Loan assumption is a financial arrangement where a buyer takes over the existing mortgage of a property from the seller. This process can significantly influence property tax assessments, affecting both buyers and local governments.
Understanding Loan Assumption
In a typical mortgage transfer, the buyer agrees to assume the seller's remaining loan balance, often under the original terms. This can be advantageous for buyers if the existing mortgage has a lower interest rate than current market rates.
Impact on Property Tax Assessments
Property tax assessments are usually based on the market value of a property. When a loan is assumed, some jurisdictions view this as a change in ownership, which may trigger a reassessment of the property's value.
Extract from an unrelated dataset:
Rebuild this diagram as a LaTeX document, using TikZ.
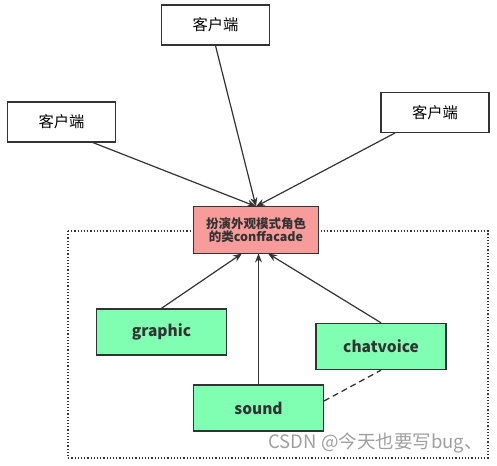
\documentclass[tikz,border=0pt]{standalone}
\usepackage{fontspec}
\setmainfont{Noto Sans CJK SC}
\usetikzlibrary{arrows.meta}
\definecolor{ln}{RGB}{51,51,51}
\definecolor{redfill}{RGB}{248,155,155}
\definecolor{greenfill}{RGB}{128,255,178}
\tikzset{
  client/.style={draw=ln, line width=1.4pt, fill=white, minimum width=108pt, minimum height=40pt, inner sep=0pt, font=\fontsize{15.3}{17}\selectfont},
  facade/.style={draw=ln, line width=1.4pt, fill=redfill, minimum width=125pt, minimum height=47pt, inner sep=0pt, align=center, text=ln, font=\fontsize{12.5}{15}\selectfont\bfseries},
  module/.style={draw=ln, line width=1.4pt, fill=greenfill, minimum width=130pt, minimum height=46pt, inner sep=0pt, text=ln, font=\fontsize{15.5}{18}\selectfont\bfseries},
  conn/.style={draw=ln, line width=1.2pt, -{Stealth[length=9pt,width=7pt]}},
}
\begin{document}
\begin{tikzpicture}[x=1pt,y=-1pt]
\useasboundingbox (0,0) rectangle (497,465);
\draw[ln, line width=1.2pt, dotted] (68,231) rectangle (488,458);
\node[client] (c1) at (215.5,25) {客户端};
\node[client] (c2) at (61.5,122) {客户端};
\node[client] (c3) at (435,112.5) {客户端};
\node[facade] (f) at (256,230) {扮演外观模式角色\\[-2pt]的类conffacade};
\node[module] (g) at (161.5,332) {graphic};
\node[module] (cv) at (381,346.5) {chatvoice};
\node[module] (s) at (258.5,408) {sound};
\coordinate (ft) at (256,206.5);
\coordinate (c2a) at (91.5,142);
\coordinate (c3a) at (395,133);
\coordinate (se) at (324,401);
\draw[conn] (c1.south) -- (ft);
\draw[conn] (c2a) -- (ft);
\draw[conn] (c3a) -- (ft);
\draw[conn] (g.north) -- (242,253.5);
\draw[conn] (s.north) -- (258.5,253.5);
\draw[conn] (cv.north) -- (268,253.5);
\draw[ln, line width=1.3pt, dash pattern=on 6pt off 4pt] (se) -- (cv.south);
\node[text=gray!75, font=\fontsize{18.5}{20}\selectfont, anchor=east, inner sep=0pt] (wm) at (483,443) {CSDN @今天也要写bug、};
\end{tikzpicture}
\end{document}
This can lead to higher property taxes for the new owner.
Factors Influencing Reassessment
- Local laws and regulations
- Whether the loan assumption is considered a sale
- The difference between the original and current market value
In some areas, a loan assumption does not automatically trigger a reassessment, especially if it is not considered a sale or transfer of ownership. However, in others, it may lead to a reassessment that increases the property's taxable value.
Implications for Property Owners
Owners considering a loan assumption should consult local tax authorities to understand how it might affect their property taxes. Buyers should also factor in potential tax increases when agreeing to assume a mortgage.
Conclusion
Loan assumption can be a useful financial tool, but it also has implications for property tax assessments. Understanding local laws and regulations is essential for both buyers and sellers to navigate these potential changes effectively.